Smart energy management
Provincial governments have started to address this challenge. In June 2025, the Quebec National Assembly enacted Bill 69 to ensure the responsible governance of energy in the province; and the Ontario government introduced Bill 40, Protect Ontario by Securing Affordable Energy for Generations Act. Provinces are looking to increase power generation as well from renewable sources, hydro, natural gas and nuclear.
While new power generation is to be welcomed, large-scale generation projects take years to develop and connect, See said.
“Demand from AI facilities is moving much faster,” he continued. “That is why the solution cannot rely on generation alone.”
What's needed is smarter energy management to keep the grid from failing, See said.
“Smart energy management is the use of real-time data, connected systems, and intelligent controls to monitor, optimize, and automatically adjust how energy is consumed and distributed within a facility,” he explained. “In a data centre environment, that means visibility into everything from server level loads to cooling systems to backup power infrastructure.

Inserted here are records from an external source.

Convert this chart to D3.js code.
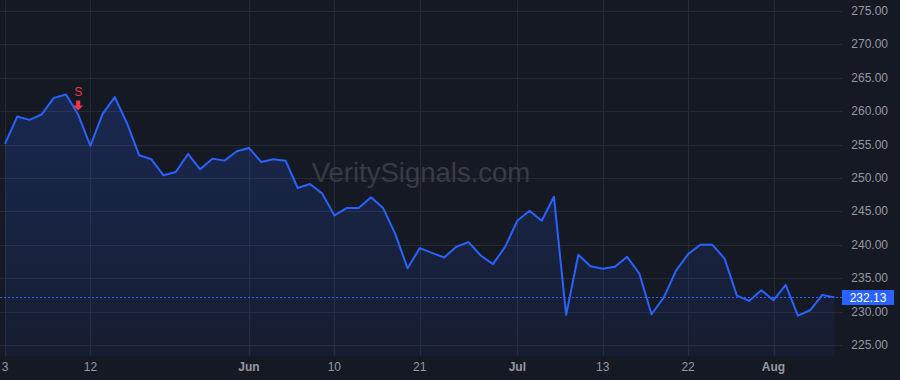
<!DOCTYPE html>
<html>
<head>
<meta charset="utf-8">
<script src="https://cdn.jsdelivr.net/npm/d3@7"></script>
<style>
  html, body { margin: 0; padding: 0; background: #151924; }
  #draw { width: 900px; height: 380px; }
</style>
</head>
<body>
<div id="draw"></div>
<script>
// daily closes, one per trading day
let prices = [
  255.1, 259.2, 258.7, 259.5, 262.0, 262.5, 259.5, 254.8, 259.6, 262.1,
  258.2, 253.4, 252.8, 250.4, 250.9, 253.6, 251.3, 252.9, 252.6, 254.0,
  254.5, 252.4, 252.8, 252.6, 248.5, 249.1, 247.7, 244.4, 245.5, 245.5,
  247.1, 245.5, 241.6, 236.5, 239.5, 238.8, 238.1, 239.7, 240.4, 238.4,
  237.1, 239.7, 243.6, 245.1, 243.6, 247.2, 229.5, 238.5, 236.8, 236.4,
  236.7, 238.2, 235.7, 229.6, 232.1, 236.1, 238.6, 240.0, 240.0, 237.9,
  232.4, 231.6, 233.2, 231.7, 234.0, 229.4, 230.2, 232.5, 232.13
];
// time axis labels, by bar index
let tickIdx = [0, 7, 20, 27, 34, 42, 49, 56, 63];
let tickLabels = ['3', '12', 'Jun', '10', '21', 'Jul', '13', '22', 'Aug'];
let monthLabels = ['Jun', 'Jul', 'Aug'];
let priceTicks = [225, 230, 235, 240, 245, 250, 255, 260, 265, 270, 275];
// sell signal
let signalIdx = [6];
let signalText = 'S';

let W = 900, H = 380;
let plotW = 842, plotH = 356;

let svg = d3.select('#draw').append('svg')
  .attr('width', W).attr('height', H)
  .style('font-family', '"Liberation Sans", Arial, sans-serif');

svg.append('rect').attr('width', W).attr('height', H).attr('fill', '#151924');

let x = d3.scaleLinear().domain([0, prices.length - 1]).range([5, 834.5]);
let y = d3.scaleLinear().domain([225, 275]).range([345, 11]);

// gridlines
svg.append('g').selectAll('line').data(priceTicks).join('line')
  .attr('x1', 0).attr('x2', plotW)
  .attr('y1', d => Math.round(y(d)) + 0.5).attr('y2', d => Math.round(y(d)) + 0.5)
  .attr('stroke', '#262a35').attr('stroke-width', 1);
svg.append('g').selectAll('line').data(tickIdx).join('line')
  .attr('x1', d => Math.round(x(d)) + 0.5).attr('x2', d => Math.round(x(d)) + 0.5)
  .attr('y1', 0).attr('y2', plotH)
  .attr('stroke', '#262a35').attr('stroke-width', 1);

// watermark
svg.append('text')
  .attr('x', 421).attr('y', 182)
  .attr('text-anchor', 'middle')
  .attr('font-size', 27.5)
  .attr('fill', '#383c47')
  .text('VeritySignals.com');

// area gradient
let grad = svg.append('defs').append('linearGradient')
  .attr('id', 'areagrad').attr('x1', 0).attr('y1', 0).attr('x2', 0).attr('y2', 1);
grad.append('stop').attr('offset', '0%').attr('stop-color', '#2962ff').attr('stop-opacity', 0.2);
grad.append('stop').attr('offset', '100%').attr('stop-color', '#2962ff').attr('stop-opacity', 0.06);

let area = d3.area().x((d, i) => x(i)).y0(plotH).y1(d => y(d));
svg.append('path').datum(prices)
  .attr('d', area).attr('fill', 'url(#areagrad)');

let line = d3.line().x((d, i) => x(i)).y(d => y(d));
svg.append('path').datum(prices)
  .attr('d', line).attr('fill', 'none')
  .attr('stroke', '#2962ff').attr('stroke-width', 2)
  .attr('stroke-linejoin', 'round');

// last price line
let last = prices[prices.length - 1];
svg.append('line')
  .attr('x1', 0).attr('x2', plotW)
  .attr('y1', Math.round(y(last)) + 0.5).attr('y2', Math.round(y(last)) + 0.5)
  .attr('stroke', '#2962ff').attr('stroke-width', 1)
  .attr('stroke-dasharray', '2,2');

// sell markers
signalIdx.forEach(function(i) {
  let cx = x(i), top = y(prices[i]) - 4;
  svg.append('path')
    .attr('d', 'M' + (cx - 2) + ',' + (top - 10) + 'h4v5h3l-5,5l-5,-5h3z')
    .attr('fill', '#f23645');
  svg.append('text')
    .attr('x', cx).attr('y', top - 15)
    .attr('text-anchor', 'middle')
    .attr('font-size', 12).attr('fill', '#f23645')
    .text(signalText);
});

// price axis
svg.append('g').selectAll('text').data(priceTicks).join('text')
  .attr('x', 888).attr('y', d => y(d) + 4)
  .attr('text-anchor', 'end')
  .attr('font-size', 12).attr('fill', '#9598a1')
  .text(d => d.toFixed(2));

svg.append('rect')
  .attr('x', 842).attr('y', Math.round(y(last)) - 7)
  .attr('width', 52).attr('height', 15)
  .attr('fill', '#2962ff');
svg.append('text')
  .attr('x', 868).attr('y', Math.round(y(last)) + 4.5)
  .attr('text-anchor', 'middle')
  .attr('font-size', 12).attr('fill', '#ffffff')
  .text(last.toFixed(2));

// time axis
svg.append('g').selectAll('text').data(tickIdx).join('text')
  .attr('x', d => x(d)).attr('y', 371)
  .attr('text-anchor', 'middle')
  .attr('font-size', 12)
  .attr('font-weight', (d, i) => monthLabels.includes(tickLabels[i]) ? 'bold' : 'normal')
  .attr('fill', '#9598a1')
  .text((d, i) => tickLabels[i]);
</script>
</body>
</html>
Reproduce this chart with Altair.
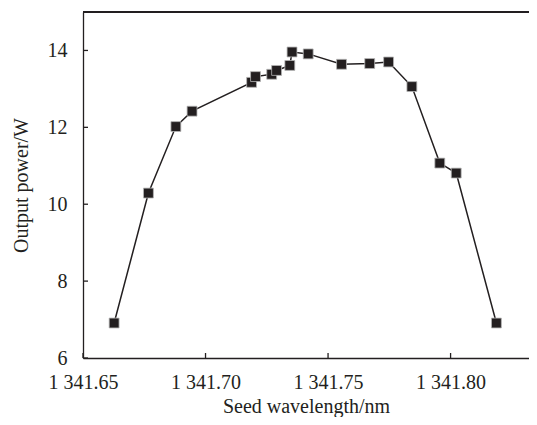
import altair as alt
import pandas as pd

wavelength = [1341.6627, 1341.6767, 1341.6879, 1341.6945, 1341.7188, 1341.7204,
              1341.7270, 1341.7290, 1341.7344, 1341.7353, 1341.7419, 1341.7555,
              1341.7670, 1341.7747, 1341.7842, 1341.7956, 1341.8023, 1341.8187]
power = [6.91, 10.29, 12.02, 12.42, 13.17, 13.32, 13.38, 13.48, 13.61, 13.96,
         13.91, 13.64, 13.66, 13.70, 13.06, 11.07, 10.81, 6.91]
x_ticks = [1341.65, 1341.70, 1341.75, 1341.80]
y_ticks = [6, 8, 10, 12, 14]

df = pd.DataFrame({"wl": wavelength, "p": power})
xt = pd.DataFrame({"v": x_ticks})
yt = pd.DataFrame({"v": y_ticks})

INK = "#231f20"
FONT = "Liberation Serif"
W, H = 446, 346
xdom = [1341.65, 1341.832]
ydom = [6, 15]
xs = alt.Scale(domain=xdom, nice=False, zero=False)
ys = alt.Scale(domain=ydom, nice=False, zero=False)
label_expr = "replace(format(datum.value, ',.2f'), ',', ' ')"

base = alt.Chart(df)

line = base.mark_line(color=INK, strokeWidth=1.5).encode(
    x=alt.X("wl:Q", scale=xs, axis=alt.Axis(
        orient="bottom", values=x_ticks, labelExpr=label_expr, ticks=False,
        labelFlush=False, labelOverlap=False,
        grid=False, title="Seed wavelength/nm", labelPadding=14, titlePadding=4)),
    y=alt.Y("p:Q", scale=ys, axis=alt.Axis(
        orient="left", values=y_ticks, ticks=False, grid=False,
        labelFlush=False, labelOverlap=False,
        title="Output power/W", labelPadding=16, titlePadding=16)),
)

points = base.mark_point(shape="square", filled=True, fill=INK, stroke="#b5b5b5",
                         strokeWidth=0.8, size=98, opacity=1).encode(
    x=alt.X("wl:Q", scale=xs),
    y=alt.Y("p:Q", scale=ys),
)

xtick_rules = alt.Chart(xt).mark_rule(color=INK, strokeWidth=1.3).encode(
    x=alt.X("v:Q", scale=xs),
    y=alt.value(H),
    y2=alt.value(H - 5),
)

ytick_rules = alt.Chart(yt).mark_rule(color=INK, strokeWidth=1.3).encode(
    y=alt.Y("v:Q", scale=ys),
    x=alt.value(0),
    x2=alt.value(5),
)

top_border = alt.Chart(yt).mark_rule(color=INK, strokeWidth=1.3).encode(
    y=alt.value(0),
    x=alt.value(0),
    x2=alt.value(W),
)

chart = alt.layer(line, points, xtick_rules, ytick_rules, top_border).properties(
    width=W, height=H,
    autosize=alt.AutoSizeParams(type="none"),
    padding={"left": 75, "top": 4, "right": 0, "bottom": 59},
).configure_view(strokeWidth=0, stroke="transparent").configure_axis(
    labelFont=FONT, titleFont=FONT, labelFontSize=20, titleFontSize=20,
    labelColor=INK, titleColor=INK, titleFontWeight="normal",
    domainColor=INK, domainWidth=1.3,
)

chart.save("out.html", embed_options={"renderer": "svg", "actions": False})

In practice, it means a unified control layer across power, building systems, IT infrastructure and on-site energy resources, with AI/analytics closing the loop from insight to action.”
An example of the concept in practice
One example of smart energy management See offered is integrating advanced monitoring of data centre power usage with intelligent power and cooling systems, and adding energy storage systems to supply needed power during peaks of heavy AI and data centre usage without straining the energy grid.
“When operators have granular visibility into rack-level consumption and thermal conditions, they can right-size cooling instead of overprovisioning it,” he said. “Cooling is one of the largest energy draws in a data centre, so deploying efficient direct-to-chip liquid cooling at scale with digital twins and orchestrating heat exchangers and chiller plant controls can significantly reduce energy and water demand.”
“If we do not embed intelligence into how these facilities consume power, we risk creating friction between digital growth and energy security. Projects could face delays due to grid constraints,” he said. “Canada has an opportunity to position itself as a leader in sustainable digital infrastructure. That requires treating energy not as a background utility, but as a core design consideration.
"Smart energy management is what connects reliability, efficiency and sustainability in a practical way.”